What are technical and fundamental analysis?

What are technical and fundamental analysis?

When it comes to trading and investing, market analysis is crucial. If analysis is not done as it should be, all the trades and transactions conducted are merely gambling. That is where technical and fundamental analysis come into play.

Although thorough analysis does not guarantee profits, it definitely goes a long way towards eliminating emotion-based trading decisions. Not only that, it implements a measure of rationality in an ever-volatile market environment.

When it comes to market analysis and forecasting future market trends, there are two major schools of thought, namely technical analysis (TA) and fundamental analysis (FA).

Difference between technical and fundamental analysis

Technical analysis is a way to attempt to predict future market trends based solely on past price movements. Fundamental analysis attempts the same by evaluating the asset on the basis of background information. Both methods are often used concurrently to analyze securities, commodities, stocks, cryptocurrencies and the like.

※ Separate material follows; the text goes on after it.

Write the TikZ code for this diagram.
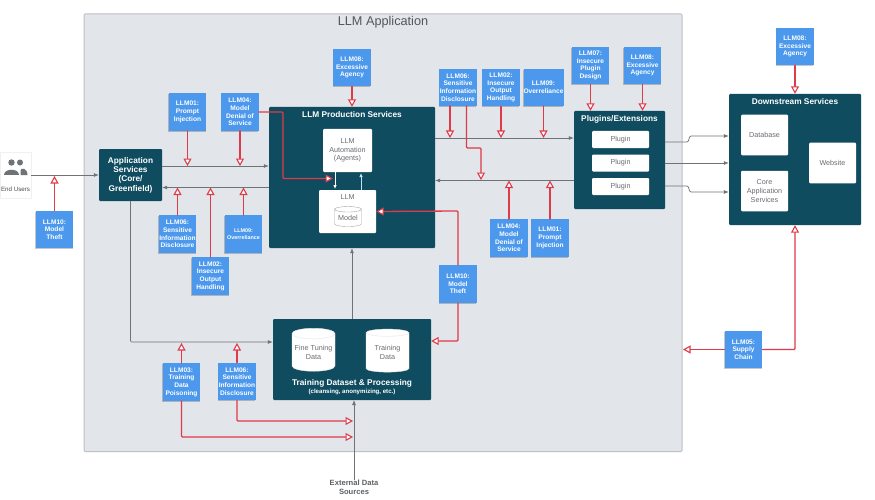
\documentclass[tikz,border=0pt]{standalone}
\usepackage{fontspec}
\setmainfont{Liberation Sans}
\usetikzlibrary{arrows.meta,shapes.geometric,shadows}
\definecolor{framefill}{HTML}{E2E5EA}
\definecolor{framedraw}{HTML}{BEC0C4}
\definecolor{darkteal}{HTML}{0F4C60}
\definecolor{noteblue}{HTML}{4C98EC}
\definecolor{alertred}{HTML}{DF3A48}
\definecolor{flowgray}{HTML}{6E7378}
\definecolor{labelgray}{HTML}{686C72}
\tikzset{
notebox/.style={fill=noteblue,text=white,font=\fontsize{6.6}{7.7}\selectfont\bfseries,align=center,minimum width=37.5pt,minimum height=37.5pt,inner sep=0pt,drop shadow={shadow xshift=-0.6pt,shadow yshift=-1pt,fill=black,opacity=.22}},
darkbox/.style={fill=darkteal,rounded corners=1pt,inner sep=0pt},
whitebox/.style={fill=white,rounded corners=1pt,inner sep=0pt,text=labelgray,font=\fontsize{7.2}{8.6}\selectfont,align=center},
titletext/.style={text=white,font=\fontsize{8.3}{9.5}\selectfont\bfseries,align=center,inner sep=0pt},
drum/.style={cylinder,shape border rotate=90,aspect=0.28,fill=white,draw=#1,line width=0.4pt,inner sep=0pt,text=labelgray,font=\fontsize{7.2}{8.6}\selectfont,align=center},
redline/.style={draw=alertred,line width=1.3pt,rounded corners=1pt,-{Triangle[open,fill=white,length=7.5pt,width=8pt,line width=1.1pt]}},
grayline/.style={draw=flowgray,line width=0.7pt,rounded corners=1pt,-{Latex[length=5pt,width=4pt]}},
}
\begin{document}
\begin{tikzpicture}[line cap=round,line join=round,x=1pt,y=-1pt]
\useasboundingbox (0,0) rectangle (875,500);
\fill[white] (0,0) rectangle (875,500);
\draw[fill=framefill,draw=framedraw,line width=1pt,rounded corners=1pt] (84,14) rectangle (682,451.5);
\node[text=labelgray!80!black,font=\fontsize{12.7}{14}\selectfont,inner sep=0pt] (apptitle) at (383,22) {LLM Application};
\node[fill=white,draw=black!6,minimum width=31pt,minimum height=46pt,inner sep=0pt] (endusers) at (15.5,175) {};
\node[text=black!70,font=\fontsize{6.2}{7}\selectfont,inner sep=0pt] (endtext) at (15.5,189) {End Users};
\fill[flowgray] (11.5,162.5) circle (3.2);
\fill[flowgray] (20,162.5) circle (3);
\fill[flowgray] (3.5,175) .. controls (3.5,168) and (19,168) .. (19,175) -- cycle;
\fill[flowgray] (20.5,175) -- (20.5,170) .. controls (21,167.5) and (27.5,168) .. (27.5,175) -- cycle;
\node[darkbox,minimum width=63pt,minimum height=52pt,text=white,font=\fontsize{8.3}{9.4}\selectfont\bfseries,align=center] (appservices) at (130.5,175) {Application\\Services\\(Core/\\Greenfield)};
\node[darkbox,minimum width=166pt,minimum height=141pt] (production) at (352,177.5) {};
\node[titletext] (productiontitle) at (352,114.5) {LLM Production Services};
\node[whitebox,minimum width=49pt,minimum height=43pt] (automation) at (347.5,150.5) {LLM\\Automation\\(Agents)};
\node[whitebox,minimum width=57pt,minimum height=43pt] (llm) at (347.5,211.5) {};
\node[text=labelgray,font=\fontsize{7.2}{8}\selectfont,inner sep=0pt] (llmtext) at (347.5,197.5) {LLM};
\node[drum=black!35,minimum width=27pt,minimum height=20pt] (model) at (348,218) {Model};
\node[darkbox,minimum width=158pt,minimum height=81pt] (training) at (352,359.5) {};
\node[drum=black!10,minimum width=43pt,minimum height=43pt] (finetuning) at (313.5,352.5) {Fine Tuning\\Data};
\node[drum=black!10,minimum width=43pt,minimum height=43pt] (trainingdata) at (387.5,352.5) {Training\\Data};
\node[titletext] (trainingtitle) at (352,383) {Training Dataset \& Processing};
\node[titletext,font=\fontsize{6.1}{7}\selectfont\bfseries] (trainingsub) at (352,392) {(cleansing, anonymizing, etc.)};
\node[darkbox,minimum width=91pt,minimum height=98pt] (plugins) at (619.5,160) {};
\node[titletext] (pluginstitle) at (619.5,119) {Plugins/Extensions};
\node[whitebox,minimum width=57pt,minimum height=17pt] (pluginone) at (620.5,139.5) {Plugin};
\node[whitebox,minimum width=57pt,minimum height=17pt] (plugintwo) at (620.5,163) {Plugin};
\node[whitebox,minimum width=57pt,minimum height=17pt] (pluginthree) at (620.5,186.5) {Plugin};
\node[darkbox,minimum width=132pt,minimum height=131pt] (downstream) at (795,159.5) {};
\node[titletext] (downstreamtitle) at (795,102) {Downstream Services};
\node[whitebox,minimum width=47pt,minimum height=40.5pt] (database) at (764.5,135) {Database};
\node[whitebox,minimum width=47pt,minimum height=40.5pt] (coreservices) at (764.5,191) {Core\\Application\\Services};
\node[whitebox,minimum width=47pt,minimum height=40.5pt] (website) at (832.5,163) {Website};
\node[text=labelgray!90!black,font=\fontsize{7.6}{9.3}\selectfont\bfseries,align=center,inner sep=0pt] (external) at (354,487.5) {External Data\\Sources};
\coordinate (plugoutone) at (665,142);
\coordinate (plugouttwo) at (665,163);
\coordinate (plugoutthree) at (665,186);
\coordinate (rowin) at (0,166);
\coordinate (rowout) at (0,187.5);
\coordinate (rowright) at (0,138);
\coordinate (rowback) at (0,180.5);
\coordinate (rowtrain) at (0,342);
\draw[grayline] (endusers.east |- appservices.west) -- (appservices.west);
\draw[grayline] (appservices.east |- rowin) -- (production.west |- rowin);
\draw[grayline] (production.west |- rowout) -- (appservices.east |- rowout);
\draw[grayline] (production.east |- rowright) -- (plugins.west |- rowright);
\draw[grayline] (plugins.west |- rowback) -- (production.east |- rowback);
\draw[grayline] (plugoutone) -- (688,142) -- (690,136) -- (downstream.west |- 0,136);
\draw[grayline] (plugouttwo) -- (downstream.west |- plugouttwo);
\draw[grayline] (plugoutthree) -- (688,186) -- (690,192) -- (downstream.west |- 0,192);
\draw[grayline] (appservices.south) -- (appservices.south |- rowtrain) -- (training.west |- rowtrain);
\draw[grayline] (training.north) -- (production.south);
\draw[grayline] (external.north) -- (354,400);
\draw[white,line width=0.9pt,-{Latex[length=4pt,width=3.5pt]}] (335,172) -- (335,189);
\draw[white!70!noteblue,line width=0.9pt,-{Latex[length=4pt,width=3.5pt]}] (361,190) -- (361,173);
\node[notebox] (theftusers) at (54.5,229.5) {LLM10:\\Model\\Theft};
\node[notebox] (promptapp) at (187.5,112) {LLM01:\\Prompt\\Injection};
\node[notebox] (denialapp) at (240,112) {LLM04:\\Model\\Denial of\\Service};
\node[notebox] (agencyprod) at (352,67.5) {LLM08:\\Excessive\\Agency};
\node[notebox] (disclosureapp) at (177.5,234) {LLM06:\\Sensitive\\Information\\Disclosure};
\node[notebox,font=\fontsize{5.4}{6.5}\selectfont\bfseries] (overrelianceapp) at (243.5,234) {LLM09:\\Overreliance};
\node[notebox] (outputapp) at (210.5,276) {LLM02:\\Insecure\\Output\\Handling};
\node[notebox] (poisoning) at (181.5,382) {LLM03:\\Training\\Data\\Poisoning};
\node[notebox] (disclosuretrain) at (237,381.5) {LLM06:\\Sensitive\\Information\\Disclosure};
\node[notebox] (disclosureplug) at (458,87.5) {LLM06:\\Sensitive\\Information\\Disclosure};
\node[notebox] (outputplug) at (501,87.5) {LLM02:\\Insecure\\Output\\Handling};
\node[notebox] (overrelianceplug) at (543.5,87.5) {LLM09:\\Overreliance};
\node[notebox] (plugindesign) at (590.5,65.5) {LLM07:\\Insecure\\Plugin\\Design};
\node[notebox] (agencyplug) at (642.5,65.5) {LLM08:\\Excessive\\Agency};
\node[notebox] (agencydown) at (795,46.5) {LLM08:\\Excessive\\Agency};
\node[notebox] (denialplug) at (509,238) {LLM04:\\Model\\Denial of\\Service};
\node[notebox] (promptplug) at (550,238) {LLM01:\\Prompt\\Injection};
\node[notebox] (theftmodel) at (458,284) {LLM10:\\Model\\Theft};
\node[notebox] (supplychain) at (743.5,349.5) {LLM05:\\Supply\\Chain};
\draw[redline] (theftusers.north) -- (54.5,176);
\draw[redline] (promptapp.south) -- (promptapp.south |- rowin);
\draw[redline] (denialapp.south) -- (denialapp.south |- rowin);
\draw[redline] (denialapp.east) -- (283,112) -- (283,178.5) -- (333,178.5);
\draw[redline] (agencyprod.south) -- (production.north);
\draw[redline] (disclosureapp.north) -- (disclosureapp.north |- rowout);
\draw[redline] (outputapp.north) -- (outputapp.north |- rowout);
\draw[redline] (overrelianceapp.north) -- (overrelianceapp.north |- rowout);
\draw[redline] (poisoning.north) -- (181.5,343);
\draw[redline] (disclosuretrain.north) -- (237,343);
\draw[redline] (poisoning.south) -- (181.5,437) -- (353,437);
\draw[redline] (disclosuretrain.south) -- (237,421) -- (353,421);
\draw[redline] (450,106) -- (450,138);
\draw[redline] (466.5,106) -- (466.5,148) -- (481,148) -- (481,180);
\draw[redline] (outputplug.south) -- (outputplug.south |- rowright);
\draw[redline] (543.5,106) -- (543.5,138);
\draw[redline] (plugindesign.south) -- (plugindesign.south |- plugins.north);
\draw[redline] (agencyplug.south) -- (agencyplug.south |- plugins.north);
\draw[redline] (agencydown.south) -- (downstream.north);
\draw[redline] (denialplug.north) -- (denialplug.north |- rowback);
\draw[redline] (promptplug.north) -- (promptplug.north |- rowback);
\draw[redline] (theftmodel.north) -- (458,211) -- (llm.east);
\draw[redline] (theftmodel.south) -- (458,341) -- (training.east |- 0,341);
\draw[redline] (supplychain.west) -- (683,349.5);
\draw[redline] (supplychain.east) -- (795,349.5) -- (downstream.south);
\end{tikzpicture}
\end{document}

  • Technical analysis (TA) is a study of market trends.

  • TA considers the changes in price over a specific period of time.

  • TA utilizes many types of chart patterns and technical indicators.

  • Three major TA chart types include candlesticks, OHLC charts and line charts.

  • Fundamental analysis (FA) attempts to evaluate an asset’s actual value.

  • It is focused on aspects outside of the actual market such as:

    • Company partnerships

    • Regulations

    • Tech news

    • Coin use cases

Technical analysis

Technical analysis (TA) is a terminological designation for the study of markets, more specifically the changes in market price over a specific period of time. Its objective is to provide a means of forecasting future market movements based on past market trends.

For instance, specific candlestick patterns and chart patterns have a tendency to lead to certain outcomes. There are many technical indicators that can be used in technical analysis, which can provide a better picture of the market trends and aid in predicting future price action.

These indicators include trendlines, moving averages, oscillators, Fibonacci levels and the Ichimoku cloud, among others. Successfully recognizing these patterns and the correct use of indicators is far from easy and requires quite a bit of practice.

Technical analysis gives the impression of being very factual and empirical. Therefore, it is easy to claim that acting in accordance with a specific pattern or technical indicator is guaranteed to be profitable.

However, just like weather forecasts are not to be taken as 100% accurate, market forecasts based on technical analysis should also be considered merely speculations, which may or may not come to fruition.

And while technical analysts are mostly occupied with complex data, numbers and charts, what they are really studying is human emotion and behavior. Every market, crypto included, is driven by people, and people tend to succumb to fear (commonly FOMO) or excitement. And extreme emotions often lead to bad decisions.

Understanding the benefits and limitations of technical analysis can give you a set of skills that will enable you to be a better trader or investor in the long run.

Technical analysis is based on charts that depict the movement of price. The most popular type of TA charts are the so-called candlestick charts, where candle-shaped formations represent fragments of the market with a clear-cut opening, closing, highest and lowest price during the selected time period.

Other types of charts include the open-high-low-close chart (OHLC), which represent the same information as a candlestick chart, albeit in a slightly different visual representation, and the simple and straightforward line chart.

Fundamental analysis

While technical analysis assumes that the price of an asset already reflects all the available information and focuses on the statistical analysis of price movements, fundamental analysis employs a wholly different approach.

The goal of fundamental analysis is to evaluate an asset’s actual value, which can vastly differ from an asset’s current value. It is based on economic, social and political relationships with the asset. Whereas technical analysis can be short or long-term oriented, fundamental analysis is explicitly long-term focused.

Fundamental analysis takes into account the company partnerships of an asset, upcoming news about a certain cryptocurrency, tech innovations and applications (forks, updates, main-nets etc.), social events or meetings of leading world financial institutions to discuss regulations and legal issues. Fundamental analysis also studies the actual demand for an asset.

Therefore, fundamental analysis does not focus on the price and the charts, but it rather studies what events and aspects happening outside of the market could potentially affect the price, either positively or negatively.

However, when trading based on fundamental analysis, a trader should also be well aware of its pitfalls. For instance, certain news could cause the price of an asset to increase. But this does not necessarily mean that this is a good time to invest or start trading as a latecomer.

As market participants are often subject to FOMO (fear of missing out), the price could very well decline after the initial price upsurge. Therefore, on such occasions, one must be cautious so as not to “buy at the top” (buy an asset when the price is just about to start falling).

Utilizing both technical and fundamental analysis comes in handy when trading and investing. The former is helpful for identifying good trade entry and exit points and overall trend strength, while the latter helps to estimate the potential long-term price growth of an asset and determine possible gains.

Despite the fact that certain patterns and indicators point to a specific price direction, and that a piece of news or regulatory changes promise a favorable future for an asset, TA and FA should be taken with a grain of salt, as precise market movement is always cloaked in uncertainty.